Разумеется, к эротической подоплеке картинки дело не сводится. Образ птицы, спускающейся с небес по зову человека, не обязательно женщины и не обязательно с эротическими целями, несет и более общую тему силы, власти над миром. Ср. у Пастернака, в стихотворении «Сон» (1913; 1928):
Мне снилась осень в полусвете стекол,
Друзья и ты в их шутовской гурьбе,
И, как с небес добывший крови сокол,
Спускалось сердце на руку к тебе.
Наша чайка, конечно, не сокол, и она не столько приносит добычу с небес, сколько рассчитывает поживиться мороженым на земле, однако композиционный абрис соколиной охоты в какой-то мере здесь чувствуется.

Ср. изображения как охотника с соколом на руке, так и натурщиков, позирующих в этой роли художникам (1889), что свидетельствует о стандартности жанра.

Но соколиная охота дело не женское, а мужское. На картине Серова «Выезд Екатерины II на соколиную охоту» (1902) соколы сидят на руках у егерей, а не у самой императрицы.

Таким образом рекламный постер «Успей снять!» аккумулирует широчайший спектр психологических, сюжетных и изобразительных возможностей. Перед его автором хочется — вот именно — снять шляпу.
P. S.Снимая себя на смартфон, красотка предается популярному с недавних пор занятию — созданию селфи (от англ. selfie ), или самострела, то есть фотоавтопортрета, сделанного «с руки». В художественной традиции это добавляет к рассмотренным выше контекстам жанр автопортрета (перед зеркалом), практиковавшийся в основном художниками-мужчинами и реже — женщинами; в сфере «селфи» отмечается обратная пропорция. Самым влиятельным в русской живописи женским автопортретом является, по-видимому, «За туалетом» Зинаиды Серебряковой (1909).

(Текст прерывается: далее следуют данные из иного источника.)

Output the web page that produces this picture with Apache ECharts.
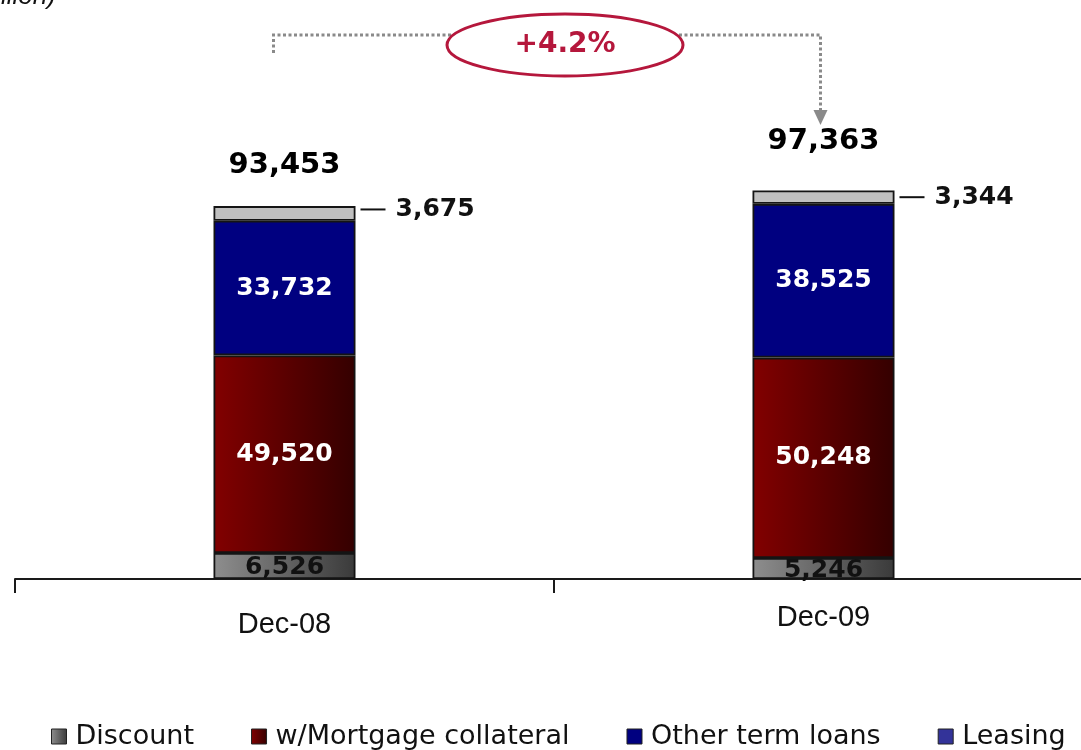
<!DOCTYPE html>
<html>
<head>
<meta charset="utf-8">
<script src="https://cdn.jsdelivr.net/npm/echarts@6/dist/echarts.min.js"></script>
<style>
  html, body { margin: 0; padding: 0; background: #fff; }
  #chart { width: 1081px; height: 750px; }
</style>
</head>
<body>
<div id="chart"></div>
<script>
// Loan portfolio by type, Ps. million
const periods = ['Dec-08', 'Dec-09'];
const discount = [6526, 5246];
const mortgage = [49520, 50248];
const otherTerm = [33732, 38525];
const leasing = [3675, 3344];
const totals = [93453, 97363];
const growthLabel = '+4.2%';
const seriesNames = ['Discount', 'w/Mortgage collateral', 'Other term loans', 'Leasing'];

const FONT = 'DejaVu Sans';
const fmt = v => v.toLocaleString('en-US');

const chart = echarts.init(document.getElementById('chart'), null, { renderer: 'canvas' });

const border = { borderColor: '#141414', borderWidth: 1.8 };

function barSeries(name, data, color, label) {
  return {
    name: name,
    type: 'bar',
    stack: 'loans',
    barWidth: 142,
    data: data,
    itemStyle: Object.assign({ color: color }, border),
    label: label,
    emphasis: { disabled: true }
  };
}

const insideLabel = (color) => ({
  show: true,
  position: 'inside',
  color: color,
  fontFamily: FONT,
  fontWeight: 'bold',
  fontSize: 25,
  formatter: p => fmt(p.value)
});

const option = {
  animation: false,
  backgroundColor: '#ffffff',
  grid: { left: 15, top: 180, width: 1078, height: 399, containLabel: false, outerBoundsMode: 'none' },
  xAxis: {
    type: 'category',
    data: periods,
    axisLine: { lineStyle: { color: '#1a1a1a', width: 2 } },
    axisTick: { show: true, length: 14, lineStyle: { color: '#1a1a1a', width: 2 } },
    axisLabel: {
      margin: 24,
      color: '#111',
      fontFamily: 'Liberation Sans',
      fontSize: 29,
      formatter: (v, i) => (i === 0 ? '{a|' + v + '}' : '{b|' + v + '}'),
      rich: {
        a: { fontFamily: 'Liberation Sans', fontSize: 29, color: '#111', padding: [7, 0, 0, 0] },
        b: { fontFamily: 'Liberation Sans', fontSize: 29, color: '#111', padding: [0, 0, 0, 0] }
      }
    }
  },
  yAxis: { type: 'value', min: 0, max: 100000, show: false, splitLine: { show: false } },
  legend: {
    data: [
      { name: seriesNames[0] },
      { name: seriesNames[1] },
      { name: seriesNames[2] },
      { name: seriesNames[3], itemStyle: { color: '#333399' } }
    ],
    left: 46,
    top: 718,
    icon: 'rect',
    itemWidth: 15,
    itemHeight: 15,
    itemGap: 57,
    itemStyle: { borderColor: '#222', borderWidth: 1 },
    textStyle: { fontFamily: FONT, fontSize: 27, color: '#111', padding: [0, 0, 0, 4] },
    selectedMode: false
  },
  series: [
    barSeries(seriesNames[0], discount,
      new echarts.graphic.LinearGradient(0, 0, 1, 0, [
        { offset: 0, color: '#8e8e8e' }, { offset: 1, color: '#3a3a3a' }
      ]),
      Object.assign(insideLabel('#111'), { offset: [0, 2] })),
    barSeries(seriesNames[1], mortgage,
      new echarts.graphic.LinearGradient(0, 0, 1, 0, [
        { offset: 0, color: '#820000' }, { offset: 1, color: '#340000' }
      ]),
      insideLabel('#ffffff')),
    barSeries(seriesNames[2], otherTerm, '#000080', insideLabel('#ffffff')),
    Object.assign(barSeries(seriesNames[3], leasing.map((v, i) => ({
      value: v,
      label: { offset: i === 0 ? [0, -4] : [0, 0] }
    })), '#c0c0c0', {
      show: true,
      position: 'right',
      distance: 5,
      formatter: p => '{ln|}{v|' + fmt(p.value) + '}',
      rich: {
        ln: { width: 25, height: 2, backgroundColor: '#111', verticalAlign: 'middle' },
        v: { fontFamily: FONT, fontWeight: 'bold', fontSize: 25, color: '#111', padding: [0, 0, 0, 10], verticalAlign: 'middle' }
      }
    })),
    {
      name: 'Total',
      type: 'scatter',
      symbolSize: 0,
      silent: true,
      itemStyle: { color: '#000', opacity: 1 },
      data: totals.map((v, i) => ({
        value: v,
        label: { distance: i === 0 ? 26 : 35 }
      })),
      label: {
        show: true,
        position: 'top',
        fontFamily: FONT,
        fontWeight: 'bold',
        fontSize: 29,
        color: '#000',
        opacity: 1,
        formatter: p => fmt(p.value)
      }
    }
  ]
};

chart.setOption(option);

// Growth annotation: dotted connector from the first period to the second, with a ringed label
const x0 = chart.convertToPixel({ xAxisIndex: 0 }, periods[0]) - 11;
const x1 = chart.convertToPixel({ xAxisIndex: 0 }, periods[1]) - 3;
const lineY = 35;
const dotted = { stroke: '#8a8a8a', lineWidth: 3, lineDash: [3, 2.5], fill: null };
const accent = '#b5173c';
const cx = (x0 + x1) / 2 + 18;

chart.setOption({
  graphic: [
    {
      type: 'text',
      left: -80,
      top: -16,
      style: {
        text: '(Ps. million)',
        font: 'italic 26px "Liberation Sans"',
        fill: '#111'
      }
    },
    {
      type: 'polyline',
      shape: { points: [[x0, 53], [x0, lineY], [x1, lineY], [x1, 111]] },
      style: dotted,
      z: 1
    },
    {
      type: 'polygon',
      shape: { points: [[x1 - 7, 110], [x1 + 7, 110], [x1, 125]] },
      style: { fill: '#8a8a8a' },
      z: 1
    },
    {
      type: 'ellipse',
      shape: { cx: cx, cy: 45, rx: 118, ry: 31 },
      style: { fill: '#ffffff', stroke: accent, lineWidth: 3 },
      z: 2
    },
    {
      type: 'text',
      x: cx,
      y: 45,
      style: {
        text: growthLabel,
        font: 'bold 28px "DejaVu Sans"',
        fill: accent,
        align: 'center',
        verticalAlign: 'middle'
      },
      z: 3
    }
  ]
});
</script>
</body>
</html>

Впрочем, на нашем постере сам автопортрет не представлен — красотка снята неким сторонним фотографом.
В связи с вхождением в русский язык слова селфи сошлюсь на статью Жолковский 2010б, где обсуждается отсутствие в нашем словаре соответствия англ. self ж рассматриваются сравнительные шансы укоренения потенциальных лексем сельфь, селф, селфь, самь и себь [ Жолковский 2010б: 147–148].
Среди слонов и верблюдов [804]
Слово верблюд наводит на мысль о чем-то странном — из разряда фантастических существ вроде жирафа.
Когда один провинциал (еврей, чукча, градоначальник…) приехал в Москву и впервые в зоопарке увидел жирафа, то изумленно воскликнул: — Не может быть!
Верблюды, жирафы, гиппопотамы, носороги, даже слоны, не говоря уже о слонопотамах и козлотурах, окружены сказочным ореолом. Их идентичность сомнительна, они тяготеют к иному, другому, в частности друг к другу.
Так, согласно расхожей американской остроте, верблюд — это лошадь, спроектированная коллективом (designed by committee) [805]. На том же образе верблюда как неправильной лошади построены «Стихи о разнице вкусов» (1928) Маяковского:
Лошадь / сказала, / взглянув на верблюда: // «Какая / гигантская / лошадь-ублюдок». // Верблюд же / вскричал: / «Да лошадь разве ты?! // Ты / просто-напросто — / верблюд недоразвитый». // И знал лишь / бог седобородый, // что это — / животные / разной породы.